Siamo ormai abituati alla valanga di critiche, ironie, polemiche e dibattiti quando un’azienda o un’istituzione presenta un nuovo logo e una nuova identità visiva (ultimo, in ordine di tempo, quello della Triennale di Milano — leggere i commenti). Critiche e dibattiti che, com’è nello spirito del tempo, tanto velocemente e potentemente si infiammano quanto rapidamente si dissolvono. E mentre la vis polemica si sposta sul prossimo bersaglio, il vecchio logo, quello sostituito, dismesso, che fine fa? Oltre a passare il proprio eterno riposto nei libri di storia della grafica e della comunicazione, esiste un ideale cimitero-delle-identità-che-non-sono-più?

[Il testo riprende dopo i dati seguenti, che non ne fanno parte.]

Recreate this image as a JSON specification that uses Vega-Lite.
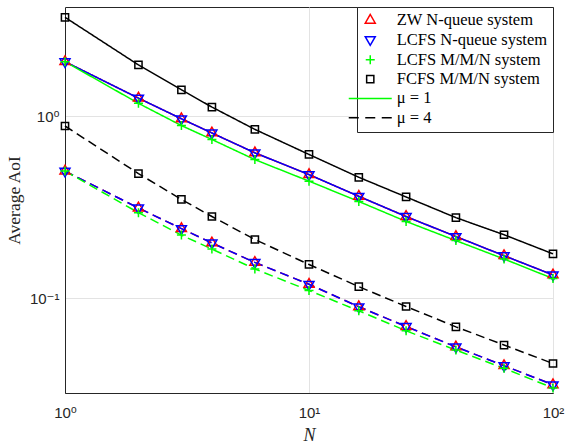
{
  "$schema": "https://vega.github.io/schema/vega-lite/v6.json",
  "width": 488,
  "height": 386,
  "autosize": {"type": "none"},
  "padding": {"left": 65, "top": 7, "right": 13, "bottom": 51},
  "background": "white",
  "config": {
    "font": "Liberation Serif",
    "view": {"stroke": "#262626", "strokeWidth": 1},
    "axis": {
      "labelFont": "Liberation Sans, DejaVu Sans",
      "labelFontSize": 15,
      "labelColor": "#262626",
      "titleFont": "Liberation Serif",
      "titleFontWeight": "normal",
      "titleColor": "#262626",
      "domainColor": "#262626",
      "gridColor": "#e3e3e3",
      "gridWidth": 1,
      "ticks": false,
      "tickSize": 0
    },
    "legend": {
      "orient": "top-right",
      "offset": 0,
      "padding": 5,
      "strokeColor": "#262626",
      "fillColor": "white",
      "labelFont": "Liberation Serif",
      "labelFontSize": 16.5,
      "labelColor": "black",
      "symbolSize": 100,
      "symbolStrokeWidth": 1.5,
      "symbolOffset": 0,
      "labelOffset": 18.25,
      "rowPadding": 2.3,
      "labelLimit": 300
    }
  },
  "data": {
    "values": [
      {"system": "ZW N-queue system", "mu": "μ = 1", "N": 1, "aoi": 2.0},
      {"system": "ZW N-queue system", "mu": "μ = 1", "N": 2, "aoi": 1.26},
      {"system": "ZW N-queue system", "mu": "μ = 1", "N": 3, "aoi": 0.97},
      {"system": "ZW N-queue system", "mu": "μ = 1", "N": 4, "aoi": 0.81},
      {"system": "ZW N-queue system", "mu": "μ = 1", "N": 6, "aoi": 0.63},
      {"system": "ZW N-queue system", "mu": "μ = 1", "N": 10, "aoi": 0.478},
      {"system": "ZW N-queue system", "mu": "μ = 1", "N": 16, "aoi": 0.363},
      {"system": "ZW N-queue system", "mu": "μ = 1", "N": 25, "aoi": 0.281},
      {"system": "ZW N-queue system", "mu": "μ = 1", "N": 40, "aoi": 0.218},
      {"system": "ZW N-queue system", "mu": "μ = 1", "N": 63, "aoi": 0.171},
      {"system": "ZW N-queue system", "mu": "μ = 1", "N": 100, "aoi": 0.134},
      {"system": "ZW N-queue system", "mu": "μ = 4", "N": 1, "aoi": 0.5},
      {"system": "ZW N-queue system", "mu": "μ = 4", "N": 2, "aoi": 0.313},
      {"system": "ZW N-queue system", "mu": "μ = 4", "N": 3, "aoi": 0.241},
      {"system": "ZW N-queue system", "mu": "μ = 4", "N": 4, "aoi": 0.201},
      {"system": "ZW N-queue system", "mu": "μ = 4", "N": 6, "aoi": 0.157},
      {"system": "ZW N-queue system", "mu": "μ = 4", "N": 10, "aoi": 0.119},
      {"system": "ZW N-queue system", "mu": "μ = 4", "N": 16, "aoi": 0.0895},
      {"system": "ZW N-queue system", "mu": "μ = 4", "N": 25, "aoi": 0.0697},
      {"system": "ZW N-queue system", "mu": "μ = 4", "N": 40, "aoi": 0.0538},
      {"system": "ZW N-queue system", "mu": "μ = 4", "N": 63, "aoi": 0.0424},
      {"system": "ZW N-queue system", "mu": "μ = 4", "N": 100, "aoi": 0.0333},
      {"system": "LCFS N-queue system", "mu": "μ = 1", "N": 1, "aoi": 2.0},
      {"system": "LCFS N-queue system", "mu": "μ = 1", "N": 2, "aoi": 1.26},
      {"system": "LCFS N-queue system", "mu": "μ = 1", "N": 3, "aoi": 0.97},
      {"system": "LCFS N-queue system", "mu": "μ = 1", "N": 4, "aoi": 0.81},
      {"system": "LCFS N-queue system", "mu": "μ = 1", "N": 6, "aoi": 0.63},
      {"system": "LCFS N-queue system", "mu": "μ = 1", "N": 10, "aoi": 0.478},
      {"system": "LCFS N-queue system", "mu": "μ = 1", "N": 16, "aoi": 0.363},
      {"system": "LCFS N-queue system", "mu": "μ = 1", "N": 25, "aoi": 0.281},
      {"system": "LCFS N-queue system", "mu": "μ = 1", "N": 40, "aoi": 0.218},
      {"system": "LCFS N-queue system", "mu": "μ = 1", "N": 63, "aoi": 0.171},
      {"system": "LCFS N-queue system", "mu": "μ = 1", "N": 100, "aoi": 0.134},
      {"system": "LCFS N-queue system", "mu": "μ = 4", "N": 1, "aoi": 0.5},
      {"system": "LCFS N-queue system", "mu": "μ = 4", "N": 2, "aoi": 0.313},
      {"system": "LCFS N-queue system", "mu": "μ = 4", "N": 3, "aoi": 0.241},
      {"system": "LCFS N-queue system", "mu": "μ = 4", "N": 4, "aoi": 0.201},
      {"system": "LCFS N-queue system", "mu": "μ = 4", "N": 6, "aoi": 0.157},
      {"system": "LCFS N-queue system", "mu": "μ = 4", "N": 10, "aoi": 0.119},
      {"system": "LCFS N-queue system", "mu": "μ = 4", "N": 16, "aoi": 0.0895},
      {"system": "LCFS N-queue system", "mu": "μ = 4", "N": 25, "aoi": 0.0697},
      {"system": "LCFS N-queue system", "mu": "μ = 4", "N": 40, "aoi": 0.0538},
      {"system": "LCFS N-queue system", "mu": "μ = 4", "N": 63, "aoi": 0.0424},
      {"system": "LCFS N-queue system", "mu": "μ = 4", "N": 100, "aoi": 0.0333},
      {"system": "LCFS M/M/N system", "mu": "μ = 1", "N": 1, "aoi": 2.0},
      {"system": "LCFS M/M/N system", "mu": "μ = 1", "N": 2, "aoi": 1.18},
      {"system": "LCFS M/M/N system", "mu": "μ = 1", "N": 3, "aoi": 0.89},
      {"system": "LCFS M/M/N system", "mu": "μ = 1", "N": 4, "aoi": 0.746},
      {"system": "LCFS M/M/N system", "mu": "μ = 1", "N": 6, "aoi": 0.578},
      {"system": "LCFS M/M/N system", "mu": "μ = 1", "N": 10, "aoi": 0.44},
      {"system": "LCFS M/M/N system", "mu": "μ = 1", "N": 16, "aoi": 0.34},
      {"system": "LCFS M/M/N system", "mu": "μ = 1", "N": 25, "aoi": 0.264},
      {"system": "LCFS M/M/N system", "mu": "μ = 1", "N": 40, "aoi": 0.207},
      {"system": "LCFS M/M/N system", "mu": "μ = 1", "N": 63, "aoi": 0.164},
      {"system": "LCFS M/M/N system", "mu": "μ = 1", "N": 100, "aoi": 0.128},
      {"system": "LCFS M/M/N system", "mu": "μ = 4", "N": 1, "aoi": 0.5},
      {"system": "LCFS M/M/N system", "mu": "μ = 4", "N": 2, "aoi": 0.295},
      {"system": "LCFS M/M/N system", "mu": "μ = 4", "N": 3, "aoi": 0.222},
      {"system": "LCFS M/M/N system", "mu": "μ = 4", "N": 4, "aoi": 0.186},
      {"system": "LCFS M/M/N system", "mu": "μ = 4", "N": 6, "aoi": 0.1445},
      {"system": "LCFS M/M/N system", "mu": "μ = 4", "N": 10, "aoi": 0.11},
      {"system": "LCFS M/M/N system", "mu": "μ = 4", "N": 16, "aoi": 0.085},
      {"system": "LCFS M/M/N system", "mu": "μ = 4", "N": 25, "aoi": 0.066},
      {"system": "LCFS M/M/N system", "mu": "μ = 4", "N": 40, "aoi": 0.0517},
      {"system": "LCFS M/M/N system", "mu": "μ = 4", "N": 63, "aoi": 0.041},
      {"system": "LCFS M/M/N system", "mu": "μ = 4", "N": 100, "aoi": 0.032},
      {"system": "FCFS M/M/N system", "mu": "μ = 1", "N": 1, "aoi": 3.51},
      {"system": "FCFS M/M/N system", "mu": "μ = 1", "N": 2, "aoi": 1.92},
      {"system": "FCFS M/M/N system", "mu": "μ = 1", "N": 3, "aoi": 1.4},
      {"system": "FCFS M/M/N system", "mu": "μ = 1", "N": 4, "aoi": 1.125},
      {"system": "FCFS M/M/N system", "mu": "μ = 1", "N": 6, "aoi": 0.848},
      {"system": "FCFS M/M/N system", "mu": "μ = 1", "N": 10, "aoi": 0.617},
      {"system": "FCFS M/M/N system", "mu": "μ = 1", "N": 16, "aoi": 0.462},
      {"system": "FCFS M/M/N system", "mu": "μ = 1", "N": 25, "aoi": 0.36},
      {"system": "FCFS M/M/N system", "mu": "μ = 1", "N": 40, "aoi": 0.277},
      {"system": "FCFS M/M/N system", "mu": "μ = 1", "N": 63, "aoi": 0.223},
      {"system": "FCFS M/M/N system", "mu": "μ = 1", "N": 100, "aoi": 0.175},
      {"system": "FCFS M/M/N system", "mu": "μ = 4", "N": 1, "aoi": 0.885},
      {"system": "FCFS M/M/N system", "mu": "μ = 4", "N": 2, "aoi": 0.484},
      {"system": "FCFS M/M/N system", "mu": "μ = 4", "N": 3, "aoi": 0.349},
      {"system": "FCFS M/M/N system", "mu": "μ = 4", "N": 4, "aoi": 0.281},
      {"system": "FCFS M/M/N system", "mu": "μ = 4", "N": 6, "aoi": 0.21},
      {"system": "FCFS M/M/N system", "mu": "μ = 4", "N": 10, "aoi": 0.153},
      {"system": "FCFS M/M/N system", "mu": "μ = 4", "N": 16, "aoi": 0.1155},
      {"system": "FCFS M/M/N system", "mu": "μ = 4", "N": 25, "aoi": 0.0898},
      {"system": "FCFS M/M/N system", "mu": "μ = 4", "N": 40, "aoi": 0.0694},
      {"system": "FCFS M/M/N system", "mu": "μ = 4", "N": 63, "aoi": 0.0551},
      {"system": "FCFS M/M/N system", "mu": "μ = 4", "N": 100, "aoi": 0.0436}
    ]
  },
  "encoding": {
    "x": {
      "field": "N",
      "type": "quantitative",
      "scale": {"type": "log", "domain": [1, 100], "nice": false},
      "axis": {
        "title": "N",
        "titleFontStyle": "italic",
        "titleFontSize": 18,
        "titlePadding": 6,
        "values": [1, 10, 100],
        "labelExpr": "datum.value < 5 ? '10⁰' : datum.value < 50 ? '10¹' : '10²'",
        "labelPadding": 12,
        "labelFlush": false,
        "grid": true
      }
    },
    "y": {
      "field": "aoi",
      "type": "quantitative",
      "scale": {"type": "log", "domain": [0.03, 4], "nice": false, "zero": false},
      "axis": {
        "title": "Average AoI",
        "titleFontSize": 17.5,
        "titlePadding": 6,
        "values": [0.1, 1],
        "labelExpr": "datum.value < 0.5 ? '10⁻¹' : '10⁰'",
        "labelPadding": 6,
        "grid": true
      }
    }
  },
  "layer": [
    {
      "mark": {"type": "line", "strokeWidth": 1.5},
      "encoding": {
        "color": {
          "field": "system",
          "type": "nominal",
          "title": null,
          "scale": {
            "domain": ["ZW N-queue system", "LCFS N-queue system", "LCFS M/M/N system", "FCFS M/M/N system", "μ = 1", "μ = 4"],
            "range": ["#ff0000", "#0000ff", "#00ff00", "#000000", "#00ff00", "#000000"]
          }
        },
        "strokeDash": {
          "field": "mu",
          "type": "nominal",
          "scale": {"domain": ["μ = 1", "μ = 4"], "range": [[1, 0], [9, 5]]},
          "legend": null
        }
      }
    },
    {
      "mark": {"type": "point", "filled": false, "size": 100, "strokeWidth": 1.5, "opacity": 1},
      "encoding": {
        "color": {
          "field": "system",
          "type": "nominal",
          "title": null,
          "scale": {
            "domain": ["ZW N-queue system", "LCFS N-queue system", "LCFS M/M/N system", "FCFS M/M/N system", "μ = 1", "μ = 4"],
            "range": ["#ff0000", "#0000ff", "#00ff00", "#000000", "#00ff00", "#000000"]
          },
          "legend": {
            "labelFont": "Liberation Serif",
            "labelFontSize": 16.5,
            "labelColor": "black",
            "encode": {"labels": {"update": {"font": {"value": "Liberation Serif"}}}}
          }
        },
        "shape": {
          "field": "system",
          "type": "nominal",
          "title": null,
          "scale": {
            "domain": ["ZW N-queue system", "LCFS N-queue system", "LCFS M/M/N system", "FCFS M/M/N system", "μ = 1", "μ = 4"],
            "range": [
              "M-4.3,0M4.3,0M0,-1.155L-1,0.577L1,0.577Z",
              "M-4.3,0M4.3,0M0,1.155L-1,-0.577L1,-0.577Z",
              "M-4.3,0M4.3,0M-0.9,0L0.9,0M0,-0.9L0,0.9",
              "M-4.3,0M4.3,0M-0.72,-0.72L0.72,-0.72L0.72,0.72L-0.72,0.72Z",
              "M-4.3,0L4.3,0",
              "M-4.3,0L-2.3,0M-1,0L1,0M2.3,0L4.3,0"
            ]
          },
          "legend": {
            "labelFont": "Liberation Serif",
            "labelFontSize": 16.5,
            "labelColor": "black",
            "encode": {"labels": {"update": {"font": {"value": "Liberation Serif"}}}}
          }
        }
      }
    }
  ]
}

In effetti sì, esiste. Anni fa uscì un libro, LOGO R.I.P., che venne definito da Eye Magazine come una «critica della cultura aziendale e della complicità che trova nel mondo del design, ma anche un celebrazione di alcuni dei simboli grafici più risonanti creati nel secolo scorso». Uscito inizialmente nel 2003 e poi di nuovo nel 2012 in un’edizione rivisitata e aggiornata, il libro però non può star dietro ai continui cambiamenti a cui i marchi ci hanno ormai abituati.

Instagram è probabilmente la piattaforma perfetta per una nuova e più agile versione del camposanto dei loghi, e infatti è da poco nato Logo In Peace, un account che semplicemente pubblica i vecchi loghi affiancandoli ai nuovi, segnalando dove possibile le date e i progettisti coinvolti.
Il progetto, che non ha niente a che fare col succitato libro, dimostra anche come, in molti casi, l’identità si stia uniformando a degli stili ben precisi e simili tra loro: uno su tutti, la corsa dei marchi di moda verso i caratteri bastoni, tema di cui si è parlato molto ultimamente.